Para la mayoría, el sueño es descanso reparador, la pausa necesaria que sigue a la vigilia y permite continuar con una vida penosa, ordinaria y fatigosa; sueña también la mayoría con montones de cosas que, se las consiga o no, en su persecución no hacen más que ajustar las cadenas de la esclavitud mientras su añoranza plaga la fantasía de quimeras que hacen la vida más llevadera. Están también las quimeras colectivas, en todas las religiones, sean paganas o no, mono o politeístas, opera la imaginación: se teme y se adora el influjo de invisibles fuerzas que actúan sobre los destinos individuales, con rituales precisos esas fuerzas pueden hacerse propicias o desfavorables; así, este quimerismo también permite hacer soportable el breve tránsito de los mortales.
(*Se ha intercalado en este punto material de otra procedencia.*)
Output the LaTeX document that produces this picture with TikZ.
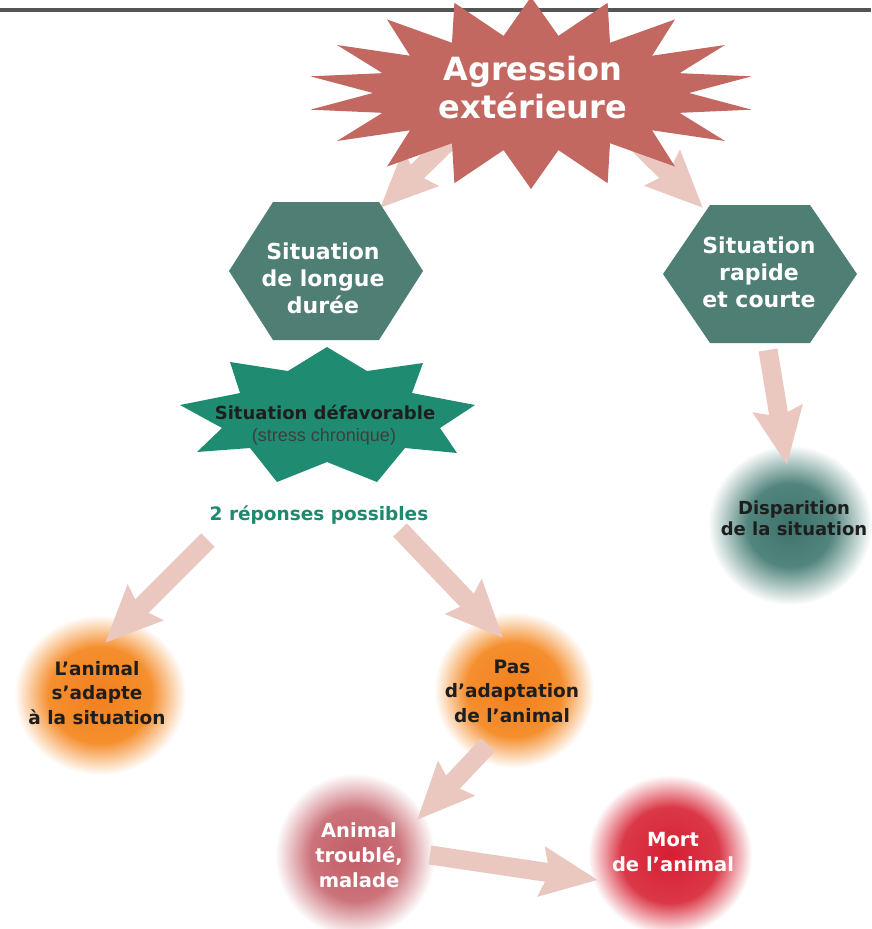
\documentclass[tikz,border=0pt]{standalone}
\usepackage{fontspec}
\setmainfont{DejaVu Sans}
\newfontfamily\libfont{Liberation Sans}
\usetikzlibrary{arrows.meta,calc}
\pgfdeclarelayer{bg}
\pgfdeclarelayer{mid}
\pgfsetlayers{bg,mid,main}
\definecolor{starred}{RGB}{194,104,97}
\definecolor{hexteal}{RGB}{78,126,116}
\definecolor{stargreen}{RGB}{31,140,114}
\definecolor{repgreen}{RGB}{29,138,112}
\definecolor{arrowpink}{RGB}{234,200,192}
\definecolor{darktext}{RGB}{30,30,30}
\definecolor{graytext}{RGB}{62,62,62}
\definecolor{toplinecol}{RGB}{85,85,85}
\pgfdeclareradialshading{blobOrange}{\pgfpoint{0bp}{0bp}}{rgb(0bp)=(0.95,0.50,0.12); rgb(15bp)=(0.96,0.56,0.18); rgb(25bp)=(1,1,1); rgb(50bp)=(1,1,1)}
\pgfdeclareradialshading{blobTeal}{\pgfpoint{0bp}{0bp}}{rgb(0bp)=(0.24,0.45,0.42); rgb(13bp)=(0.32,0.52,0.49); rgb(25bp)=(1,1,1); rgb(50bp)=(1,1,1)}
\pgfdeclareradialshading{blobPink}{\pgfpoint{0bp}{0bp}}{rgb(0bp)=(0.76,0.36,0.40); rgb(14bp)=(0.80,0.45,0.48); rgb(25bp)=(1,1,1); rgb(50bp)=(1,1,1)}
\pgfdeclareradialshading{blobRed}{\pgfpoint{0bp}{0bp}}{rgb(0bp)=(0.84,0.12,0.20); rgb(15bp)=(0.86,0.22,0.28); rgb(25bp)=(1,1,1); rgb(50bp)=(1,1,1)}
\begin{document}
\begin{tikzpicture}[x=1pt,y=-1pt,
  bigarrow/.style={line width=19pt, draw=arrowpink, line cap=butt,
    -{Stealth[length=56pt,width=48pt,inset=7pt]}},
  wtxt/.style={align=center, inner sep=0pt, text=white},
  dtxt/.style={align=center, inner sep=0pt, text=darktext},
  hextxt/.style={wtxt, font=\bfseries\fontsize{22}{27}\selectfont},
  blobtxt/.style={dtxt, font=\bfseries\fontsize{18.5}{24.5}\selectfont},
  redtxt/.style={wtxt, font=\bfseries\fontsize{19.5}{25}\selectfont}]
\useasboundingbox (0,0) rectangle (871,929);

% ---- text nodes ----
\node[wtxt, font=\bfseries\fontsize{32}{38}\selectfont] (agr) at (533,88) {Agression\\extérieure};
\node[hextxt] (hl) at (323,278) {Situation\\de longue\\durée};
\node[hextxt] (hr) at (759,272) {Situation\\rapide\\et courte};
\node[dtxt, font=\bfseries\fontsize{18}{20}\selectfont] (def) at (325,412) {Situation défavorable};
\node[inner sep=0pt, text=graytext, font=\libfont\fontsize{18}{20}\selectfont] (stress) at (324,437) {(stress chronique)};
\node[inner sep=0pt, text=repgreen, font=\bfseries\fontsize{18.5}{20}\selectfont] (rep) at (319,515) {2 réponses possibles};
\node[blobtxt] (adapte) at (97,693) {L’animal\\s’adapte\\à la situation};
\node[blobtxt] (pas) at (512,691) {Pas\\d’adaptation\\de l’animal};
\node[dtxt, font=\bfseries\fontsize{18}{21}\selectfont] (disp) at (794,518) {Disparition\\de la situation};
\node[redtxt] (troub) at (359,855) {Animal\\troublé,\\malade};
\node[redtxt] (mort) at (673,852) {Mort\\de l’animal};

% ---- shape centres ----
\coordinate (agrc) at (531,93);
\coordinate (hlc) at (326,271);
\coordinate (hrc) at (760,274);
\coordinate (gsc) at (327,415);
\coordinate (adapteb) at (100,695);
\coordinate (pasb) at (514,690);
\coordinate (dispb) at (790,525);
\coordinate (troubb) at (355,855);
\coordinate (mortb) at (670,855);

% ---- arrow end points ----
\coordinate (a1s) at (462,128); \coordinate (a1e) at (380,208);
\coordinate (a2s) at (622,128); \coordinate (a2e) at (703,208);
\coordinate (a3s) at (768,350); \coordinate (a3e) at (787,465);
\coordinate (a4s) at (208,540); \coordinate (a4e) at (105,643);
\coordinate (a5s) at (400,530); \coordinate (a5e) at (503,638);
\coordinate (a6s) at (488,745); \coordinate (a6e) at (417,820);
\coordinate (a7s) at (430,855); \coordinate (a7e) at (598,880);

\begin{pgfonlayer}{bg}
  \fill[white] (0,0) rectangle (871,929);
  \shade[shading=blobOrange] (adapteb) ellipse [x radius=86, y radius=80];
  \shade[shading=blobOrange] (pasb) ellipse [x radius=80, y radius=78];
  \shade[shading=blobTeal] (dispb) ellipse [x radius=82, y radius=80];
  \shade[shading=blobPink] (troubb) ellipse [x radius=80, y radius=82];
  \shade[shading=blobRed] (mortb) ellipse [x radius=82, y radius=80];
  \draw[bigarrow] (a1s) -- (a1e);
  \draw[bigarrow] (a2s) -- (a2e);
\end{pgfonlayer}

\begin{pgfonlayer}{mid}
  % top line
  \draw[toplinecol, line width=3.5pt] (0,10) -- (871,10);
  % starburst
  \fill[starred, shift={(agrc)}] plot[variable=\k, samples at={0,...,35}]
    ({(158+66*(1-mod(\k,2)))*cos(\k*10+10)}, {(58+38*(1-mod(\k,2)))*sin(\k*10+10)}) -- cycle;
  % hexagons
  \fill[hexteal, shift={(hlc)}] (-97,0) -- (-53,-69) -- (53,-69) -- (97,0) -- (53,69) -- (-53,69) -- cycle;
  \fill[hexteal, shift={(hrc)}] (-97,0) -- (-50,-69) -- (50,-69) -- (97,0) -- (50,69) -- (-50,69) -- cycle;
  % green star
  \fill[stargreen, shift={(gsc)}] (0,-68) -- (40,-44) -- (96,-52) -- (85,-22) -- (148,-10)
    -- (113,13) -- (130,38) -- (78,33) -- (50,67) -- (0,47) -- (-50,67) -- (-77,33)
    -- (-130,37) -- (-105,13) -- (-147,-10) -- (-87,-22) -- (-97,-53) -- (-39,-44) -- cycle;
  % arrows
  \draw[bigarrow] (a3s) -- (a3e);
  \draw[bigarrow] (a4s) -- (a4e);
  \draw[bigarrow] (a5s) -- (a5e);
  \draw[bigarrow] (a6s) -- (a6e);
  \draw[bigarrow] (a7s) -- (a7e);
\end{pgfonlayer}
\end{tikzpicture}
\end{document}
Por otro lado, es por la ensoñación que los hombres se hacen filósofos o poetas. Son ambos lunáticos, pero en distinto grado: la sabiduría y la ciencia, son impulsadas por la imaginación, mas si sucede que el hombre deja de buscar y se conforma con el conocimiento que ha conquistado, entonces se vuelve un sonámbulo. En cambio, en el artista la imaginación es creadora, este hombre habita el mundo onírico y de él extrae las formas; por sus quimeras, sean bellas, sublimes, cómicas, grotescas o siniestras, el poder de la imaginación irrumpe en la realidad, ilumina y da forma a nuestra imaginación, nos hace accesible una verdad que, como la cara oculta de la Luna, normalmente nos está vedada. Y por supuesto, está también el lunático en sentido literal, el loco, aquel hombre que ha perdido todo control frente a sus ensoñaciones y es devorado por ellas.
No importa quienes seamos, todos soñamos, “vivimos de preguntas hechas al mundo imaginario”. Puede ser una trivialidad o la utopía, el paraíso o la más terrible de las pesadillas, es por el sueño que vivimos. “En su casa el hombre está en las nubes. Le parece muy sencillo ir y venir por el azul y tener las constelaciones a los pies”, en su visita a la Luna, Victor Hugo descubrió la verdadera patria humana, la ensoñación, y el único destino humano, ser un lunático.